Illustration by Maria Fabrizio

A 'fulfilling' presidency

May 21, 2021

Forum

By Ronald A. Crutcher, president

When I stepped down as president of Wheaton College, I told my wife, Dr. Betty Neal Crutcher, that I did not intend to take on another presidency. There was, however, one caveat: If I could find a small institution whose faculty and staff prized their roles as mentors above all else, I would reconsider my plans. I fully expected that I would return to the performing arts, where I had begun my career. Then an executive search firm contacted me about the University of Richmond.

I had always known that Richmond was a very fine institution, but its quality far exceeded my expectations. I was especially impressed with the university’s commitment to supporting close faculty, staff, and student collaboration. As our alumni community exemplifies so well, this commitment has helped prepare generations of students to contribute to and succeed in a complex world.

One of the greatest pleasures of my job has been working alongside our community to advance our educational mission. I am proud of everything we have accomplished together to advance our goal to be, and to be recognized as, one of the strongest liberal arts institutions in the nation.

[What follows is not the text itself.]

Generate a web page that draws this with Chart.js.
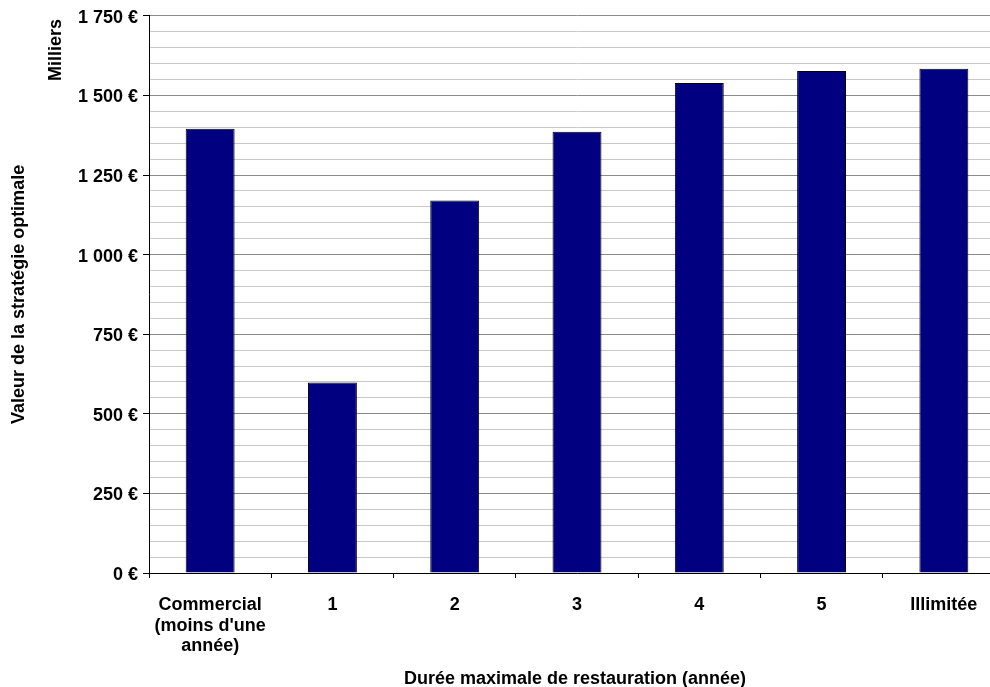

Together, we have advanced academic 
excellence, from bolstering support for faculty 
development to creating new living-learning communities, such as the Richmond 
Endeavor. We have made significant strides in recruiting and retaining diverse and highly qualified students and faculty.

We have advanced the university’s reach and reputation, including by establishing a successful Office of Scholars and Fellowships. And our new Well-Being Center has put us at the forefront of higher education’s well-being movement.

I am grateful to the countless alumni who have given their time, energy, and resources to advance our educational excellence. Today, U.S. News and World Report ranks us 22nd for national liberal arts colleges — our highest ranking ever in this category.

We have made great progress, but there is still more work to do. When I challenged our community in my inaugural address to use our rich diversity to change the university’s culture so that everyone could thrive, I wish I had added this transformation could not be achieved in five or even 10 years. Our efforts at making Richmond more inclusive are — and will be — a continuous work in progress.

We will continue to have impassioned debates about how best to advance this work, as we have this spring on our campus. Such difficult conversations are part of the evolution of becoming a truly inclusive community. I remain confident that if we press forward together and navigate our differences with patience, empathy, and intellect, we will emerge stronger than before.

Our university has come a long way from the days when our focus was preparing white Baptist men for the pastorate. However imperfectly, our institution increasingly embodies the belief that diversity, equity, and inclusion are inextricably linked to academic excellence and the work of preparing our students for lives of purpose, whatever path they may choose.

Thank you for making my six years as Richmond’s president some of the most fulfilling of my life. Your commitment to the university has been a constant source of pride and inspiration for me. I salute you for the many ways you have helped make UR the great institution it is today — and will be tomorrow.